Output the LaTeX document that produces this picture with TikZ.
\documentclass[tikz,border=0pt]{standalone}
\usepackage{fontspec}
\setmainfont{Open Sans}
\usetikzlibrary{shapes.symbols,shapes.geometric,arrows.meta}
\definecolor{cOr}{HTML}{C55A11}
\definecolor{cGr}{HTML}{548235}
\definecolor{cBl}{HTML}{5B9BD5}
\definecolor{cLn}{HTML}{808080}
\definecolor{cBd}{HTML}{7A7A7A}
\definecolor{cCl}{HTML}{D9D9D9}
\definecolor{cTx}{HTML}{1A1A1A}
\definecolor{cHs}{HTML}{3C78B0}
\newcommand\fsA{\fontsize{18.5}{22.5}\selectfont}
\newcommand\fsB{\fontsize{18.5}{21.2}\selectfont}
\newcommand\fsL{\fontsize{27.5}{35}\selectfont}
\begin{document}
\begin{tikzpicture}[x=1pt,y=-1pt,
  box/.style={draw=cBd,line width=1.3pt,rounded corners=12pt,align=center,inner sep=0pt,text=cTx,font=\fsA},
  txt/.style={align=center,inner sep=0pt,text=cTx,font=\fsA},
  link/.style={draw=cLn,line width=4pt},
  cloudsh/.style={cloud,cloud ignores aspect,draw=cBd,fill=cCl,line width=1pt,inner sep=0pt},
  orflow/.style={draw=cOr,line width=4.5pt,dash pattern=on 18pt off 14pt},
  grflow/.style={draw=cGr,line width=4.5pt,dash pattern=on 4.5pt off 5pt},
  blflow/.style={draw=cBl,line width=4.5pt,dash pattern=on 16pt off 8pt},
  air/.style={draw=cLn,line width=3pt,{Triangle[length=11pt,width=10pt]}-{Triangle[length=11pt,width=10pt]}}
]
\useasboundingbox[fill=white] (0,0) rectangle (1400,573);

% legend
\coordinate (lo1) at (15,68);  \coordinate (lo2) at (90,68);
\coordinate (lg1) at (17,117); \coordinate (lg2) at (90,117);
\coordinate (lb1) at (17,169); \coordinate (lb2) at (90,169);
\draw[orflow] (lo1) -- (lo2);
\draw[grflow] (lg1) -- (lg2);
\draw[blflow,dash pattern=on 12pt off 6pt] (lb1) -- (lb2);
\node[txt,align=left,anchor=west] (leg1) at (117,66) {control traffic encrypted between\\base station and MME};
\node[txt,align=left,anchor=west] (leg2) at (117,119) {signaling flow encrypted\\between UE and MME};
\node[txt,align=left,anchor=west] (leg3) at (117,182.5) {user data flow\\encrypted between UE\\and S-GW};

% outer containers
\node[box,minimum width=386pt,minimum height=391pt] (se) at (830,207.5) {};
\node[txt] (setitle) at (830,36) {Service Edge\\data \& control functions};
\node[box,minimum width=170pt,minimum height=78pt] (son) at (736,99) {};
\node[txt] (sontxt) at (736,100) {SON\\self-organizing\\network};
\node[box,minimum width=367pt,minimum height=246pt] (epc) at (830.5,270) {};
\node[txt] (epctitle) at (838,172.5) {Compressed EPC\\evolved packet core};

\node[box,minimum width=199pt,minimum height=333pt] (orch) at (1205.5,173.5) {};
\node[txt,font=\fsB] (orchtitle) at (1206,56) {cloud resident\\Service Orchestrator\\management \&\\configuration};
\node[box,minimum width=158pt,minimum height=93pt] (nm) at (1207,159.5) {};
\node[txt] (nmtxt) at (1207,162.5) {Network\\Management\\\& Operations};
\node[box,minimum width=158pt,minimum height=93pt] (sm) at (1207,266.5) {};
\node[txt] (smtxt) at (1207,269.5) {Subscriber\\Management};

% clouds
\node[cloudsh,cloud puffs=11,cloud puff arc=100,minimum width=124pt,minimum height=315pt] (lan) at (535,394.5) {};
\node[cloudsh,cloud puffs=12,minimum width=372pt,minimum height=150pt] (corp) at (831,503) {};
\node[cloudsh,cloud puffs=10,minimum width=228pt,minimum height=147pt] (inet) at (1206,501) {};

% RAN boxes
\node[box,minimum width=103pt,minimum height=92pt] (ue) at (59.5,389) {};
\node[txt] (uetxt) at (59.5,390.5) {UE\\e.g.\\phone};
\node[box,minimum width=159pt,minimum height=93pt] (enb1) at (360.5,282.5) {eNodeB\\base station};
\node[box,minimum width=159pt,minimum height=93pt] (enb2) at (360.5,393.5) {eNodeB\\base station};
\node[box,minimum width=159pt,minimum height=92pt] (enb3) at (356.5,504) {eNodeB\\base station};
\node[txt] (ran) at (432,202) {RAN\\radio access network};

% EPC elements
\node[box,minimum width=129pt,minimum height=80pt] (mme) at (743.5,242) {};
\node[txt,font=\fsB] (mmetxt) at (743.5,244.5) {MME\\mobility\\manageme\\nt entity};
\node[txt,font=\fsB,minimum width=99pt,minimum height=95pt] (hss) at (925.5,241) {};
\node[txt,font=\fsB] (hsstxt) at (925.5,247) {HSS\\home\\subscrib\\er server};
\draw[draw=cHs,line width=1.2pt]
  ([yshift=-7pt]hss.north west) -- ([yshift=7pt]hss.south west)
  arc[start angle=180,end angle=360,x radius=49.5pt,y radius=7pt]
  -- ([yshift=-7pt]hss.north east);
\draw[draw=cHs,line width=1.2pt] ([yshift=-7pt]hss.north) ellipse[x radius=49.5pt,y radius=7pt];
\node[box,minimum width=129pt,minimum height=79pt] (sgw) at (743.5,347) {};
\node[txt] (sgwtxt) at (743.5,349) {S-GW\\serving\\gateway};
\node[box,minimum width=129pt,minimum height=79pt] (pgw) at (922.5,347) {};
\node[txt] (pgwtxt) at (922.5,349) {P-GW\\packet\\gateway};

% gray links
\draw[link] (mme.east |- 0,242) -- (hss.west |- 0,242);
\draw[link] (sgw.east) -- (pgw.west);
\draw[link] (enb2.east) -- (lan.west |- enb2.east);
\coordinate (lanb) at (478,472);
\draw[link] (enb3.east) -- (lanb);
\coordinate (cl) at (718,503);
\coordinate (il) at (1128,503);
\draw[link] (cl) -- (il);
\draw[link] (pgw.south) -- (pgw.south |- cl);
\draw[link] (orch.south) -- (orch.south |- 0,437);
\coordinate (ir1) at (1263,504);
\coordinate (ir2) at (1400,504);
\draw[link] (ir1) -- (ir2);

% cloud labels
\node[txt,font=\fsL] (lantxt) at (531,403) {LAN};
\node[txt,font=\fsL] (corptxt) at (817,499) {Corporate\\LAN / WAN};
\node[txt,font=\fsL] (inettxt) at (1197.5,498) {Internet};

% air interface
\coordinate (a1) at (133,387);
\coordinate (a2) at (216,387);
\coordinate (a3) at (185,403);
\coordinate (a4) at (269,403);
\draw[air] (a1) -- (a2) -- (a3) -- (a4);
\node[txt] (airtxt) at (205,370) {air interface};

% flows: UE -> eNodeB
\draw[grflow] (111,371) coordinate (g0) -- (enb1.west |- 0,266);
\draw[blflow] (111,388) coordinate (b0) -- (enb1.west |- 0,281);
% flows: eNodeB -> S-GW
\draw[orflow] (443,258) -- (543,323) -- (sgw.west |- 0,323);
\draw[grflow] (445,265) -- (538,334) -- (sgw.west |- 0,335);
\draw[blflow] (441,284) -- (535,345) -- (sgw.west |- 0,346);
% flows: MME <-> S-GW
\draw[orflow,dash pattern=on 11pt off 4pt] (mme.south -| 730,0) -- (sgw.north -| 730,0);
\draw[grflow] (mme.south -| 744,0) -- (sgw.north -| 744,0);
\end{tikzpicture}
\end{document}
--------------------------------
▸ What is expected: Quote each line of the data above exactly as written.

▸ Solution to this problem:
Output the LaTeX document that produces this picture with TikZ.
\documentclass[tikz,border=0pt]{standalone}
\usepackage{fontspec}
\setmainfont{Open Sans}
\usetikzlibrary{shapes.symbols,shapes.geometric,arrows.meta}
\definecolor{cOr}{HTML}{C55A11}
\definecolor{cGr}{HTML}{548235}
\definecolor{cBl}{HTML}{5B9BD5}
\definecolor{cLn}{HTML}{808080}
\definecolor{cBd}{HTML}{7A7A7A}
\definecolor{cCl}{HTML}{D9D9D9}
\definecolor{cTx}{HTML}{1A1A1A}
\definecolor{cHs}{HTML}{3C78B0}
\newcommand\fsA{\fontsize{18.5}{22.5}\selectfont}
\newcommand\fsB{\fontsize{18.5}{21.2}\selectfont}
\newcommand\fsL{\fontsize{27.5}{35}\selectfont}
\begin{document}
\begin{tikzpicture}[x=1pt,y=-1pt,
  box/.style={draw=cBd,line width=1.3pt,rounded corners=12pt,align=center,inner sep=0pt,text=cTx,font=\fsA},
  txt/.style={align=center,inner sep=0pt,text=cTx,font=\fsA},
  link/.style={draw=cLn,line width=4pt},
  cloudsh/.style={cloud,cloud ignores aspect,draw=cBd,fill=cCl,line width=1pt,inner sep=0pt},
  orflow/.style={draw=cOr,line width=4.5pt,dash pattern=on 18pt off 14pt},
  grflow/.style={draw=cGr,line width=4.5pt,dash pattern=on 4.5pt off 5pt},
  blflow/.style={draw=cBl,line width=4.5pt,dash pattern=on 16pt off 8pt},
  air/.style={draw=cLn,line width=3pt,{Triangle[length=11pt,width=10pt]}-{Triangle[length=11pt,width=10pt]}}
]
\useasboundingbox[fill=white] (0,0) rectangle (1400,573);

% legend
\coordinate (lo1) at (15,68);  \coordinate (lo2) at (90,68);
\coordinate (lg1) at (17,117); \coordinate (lg2) at (90,117);
\coordinate (lb1) at (17,169); \coordinate (lb2) at (90,169);
\draw[orflow] (lo1) -- (lo2);
\draw[grflow] (lg1) -- (lg2);
\draw[blflow,dash pattern=on 12pt off 6pt] (lb1) -- (lb2);
\node[txt,align=left,anchor=west] (leg1) at (117,66) {control traffic encrypted between\\base station and MME};
\node[txt,align=left,anchor=west] (leg2) at (117,119) {signaling flow encrypted\\between UE and MME};
\node[txt,align=left,anchor=west] (leg3) at (117,182.5) {user data flow\\encrypted between UE\\and S-GW};

% outer containers
\node[box,minimum width=386pt,minimum height=391pt] (se) at (830,207.5) {};
\node[txt] (setitle) at (830,36) {Service Edge\\data \& control functions};
\node[box,minimum width=170pt,minimum height=78pt] (son) at (736,99) {};
\node[txt] (sontxt) at (736,100) {SON\\self-organizing\\network};
\node[box,minimum width=367pt,minimum height=246pt] (epc) at (830.5,270) {};
\node[txt] (epctitle) at (838,172.5) {Compressed EPC\\evolved packet core};

\node[box,minimum width=199pt,minimum height=333pt] (orch) at (1205.5,173.5) {};
\node[txt,font=\fsB] (orchtitle) at (1206,56) {cloud resident\\Service Orchestrator\\management \&\\configuration};
\node[box,minimum width=158pt,minimum height=93pt] (nm) at (1207,159.5) {};
\node[txt] (nmtxt) at (1207,162.5) {Network\\Management\\\& Operations};
\node[box,minimum width=158pt,minimum height=93pt] (sm) at (1207,266.5) {};
\node[txt] (smtxt) at (1207,269.5) {Subscriber\\Management};

% clouds
\node[cloudsh,cloud puffs=11,cloud puff arc=100,minimum width=124pt,minimum height=315pt] (lan) at (535,394.5) {};
\node[cloudsh,cloud puffs=12,minimum width=372pt,minimum height=150pt] (corp) at (831,503) {};
\node[cloudsh,cloud puffs=10,minimum width=228pt,minimum height=147pt] (inet) at (1206,501) {};

% RAN boxes
\node[box,minimum width=103pt,minimum height=92pt] (ue) at (59.5,389) {};
\node[txt] (uetxt) at (59.5,390.5) {UE\\e.g.\\phone};
\node[box,minimum width=159pt,minimum height=93pt] (enb1) at (360.5,282.5) {eNodeB\\base station};
\node[box,minimum width=159pt,minimum height=93pt] (enb2) at (360.5,393.5) {eNodeB\\base station};
\node[box,minimum width=159pt,minimum height=92pt] (enb3) at (356.5,504) {eNodeB\\base station};
\node[txt] (ran) at (432,202) {RAN\\radio access network};

% EPC elements
\node[box,minimum width=129pt,minimum height=80pt] (mme) at (743.5,242) {};
\node[txt,font=\fsB] (mmetxt) at (743.5,244.5) {MME\\mobility\\manageme\\nt entity};
\node[txt,font=\fsB,minimum width=99pt,minimum height=95pt] (hss) at (925.5,241) {};
\node[txt,font=\fsB] (hsstxt) at (925.5,247) {HSS\\home\\subscrib\\er server};
\draw[draw=cHs,line width=1.2pt]
  ([yshift=-7pt]hss.north west) -- ([yshift=7pt]hss.south west)
  arc[start angle=180,end angle=360,x radius=49.5pt,y radius=7pt]
  -- ([yshift=-7pt]hss.north east);
\draw[draw=cHs,line width=1.2pt] ([yshift=-7pt]hss.north) ellipse[x radius=49.5pt,y radius=7pt];
\node[box,minimum width=129pt,minimum height=79pt] (sgw) at (743.5,347) {};
\node[txt] (sgwtxt) at (743.5,349) {S-GW\\serving\\gateway};
\node[box,minimum width=129pt,minimum height=79pt] (pgw) at (922.5,347) {};
\node[txt] (pgwtxt) at (922.5,349) {P-GW\\packet\\gateway};

% gray links
\draw[link] (mme.east |- 0,242) -- (hss.west |- 0,242);
\draw[link] (sgw.east) -- (pgw.west);
\draw[link] (enb2.east) -- (lan.west |- enb2.east);
\coordinate (lanb) at (478,472);
\draw[link] (enb3.east) -- (lanb);
\coordinate (cl) at (718,503);
\coordinate (il) at (1128,503);
\draw[link] (cl) -- (il);
\draw[link] (pgw.south) -- (pgw.south |- cl);
\draw[link] (orch.south) -- (orch.south |- 0,437);
\coordinate (ir1) at (1263,504);
\coordinate (ir2) at (1400,504);
\draw[link] (ir1) -- (ir2);

% cloud labels
\node[txt,font=\fsL] (lantxt) at (531,403) {LAN};
\node[txt,font=\fsL] (corptxt) at (817,499) {Corporate\\LAN / WAN};
\node[txt,font=\fsL] (inettxt) at (1197.5,498) {Internet};

% air interface
\coordinate (a1) at (133,387);
\coordinate (a2) at (216,387);
\coordinate (a3) at (185,403);
\coordinate (a4) at (269,403);
\draw[air] (a1) -- (a2) -- (a3) -- (a4);
\node[txt] (airtxt) at (205,370) {air interface};

% flows: UE -> eNodeB
\draw[grflow] (111,371) coordinate (g0) -- (enb1.west |- 0,266);
\draw[blflow] (111,388) coordinate (b0) -- (enb1.west |- 0,281);
% flows: eNodeB -> S-GW
\draw[orflow] (443,258) -- (543,323) -- (sgw.west |- 0,323);
\draw[grflow] (445,265) -- (538,334) -- (sgw.west |- 0,335);
\draw[blflow] (441,284) -- (535,345) -- (sgw.west |- 0,346);
% flows: MME <-> S-GW
\draw[orflow,dash pattern=on 11pt off 4pt] (mme.south -| 730,0) -- (sgw.north -| 730,0);
\draw[grflow] (mme.south -| 744,0) -- (sgw.north -| 744,0);
\end{tikzpicture}
\end{document}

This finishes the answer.